Following our group discussion, we went into the city to shop for a bit. Throughout that period of time, we listened to traditional South African music which helped enrich the cultural experience of this trip.
We had originally planned to go to Table Mountain today, however, due to the high winds, we had to cancel that plan. Instead of going to table mountain as planned, we instead went straight to District 6 after shopping and watched the Cape Town Street Parade. Although the parade went from District 6 all the way to Bo Kapp, we decided to stay in District 6 while we were watching the parade.
The parade included troupes registered with minstrel associations such as the Kaapse Klopse Karnival Association (KKKA) and Cape Town Minstrel Canival Association (CTMCA). CTMCA had challenged KKKA and the City of Cape Town for the right to hold events at the Athlone Stadium. The city was in factor of KKKA and granted them this right for the parade.
What I found most interesting about the parade was the sense of pride that South Africans have for their nation. There were flags from Brazil, New Zealand, even the United States; but by far there were more South African flags in the air than any other nation represented at this event. It was really cool to see that despite the many differences in culture among South Africans, they were all able to unite for the Cape Town Street Parade.

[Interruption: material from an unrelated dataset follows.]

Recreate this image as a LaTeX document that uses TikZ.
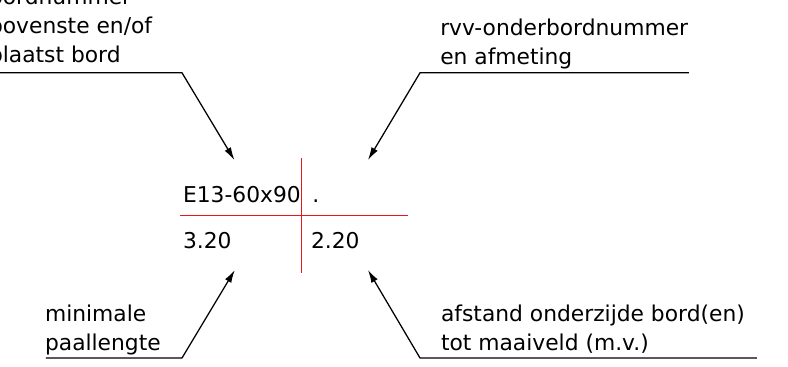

There is one major reason that could potentially be the reason for this incredible united spirit among South Africans. During South Africa’s colonization by the Dutch, South Africans were not relieved of their duties to their slave owners on New Year’s day. In fact, they had to work because of the fact that it was a major holiday. During these times, the slave owners would give South Africans the following day off. For this reason, South Africa continues to hold their New Years parades in Cape Town on January 2 every year. It seems that the worst of situations among people of any nation seems to bring out the greatest resiliency within the human spirit. This case is no exception to South Africans. The citizens of the country refuse to forget their past, but also look forward to their future. After all, it is the New Year, and with the New Year brings new opportunity for success!
This resiliency was a principle that Nelson Mandela was successful at portraying, and it is seemingly a guiding principle to keeping his authenticity as described earlier in this post. Both of these qualities combined helped Mandela through his incarceration and also rubbed off on the country that he helped shape into what it is today.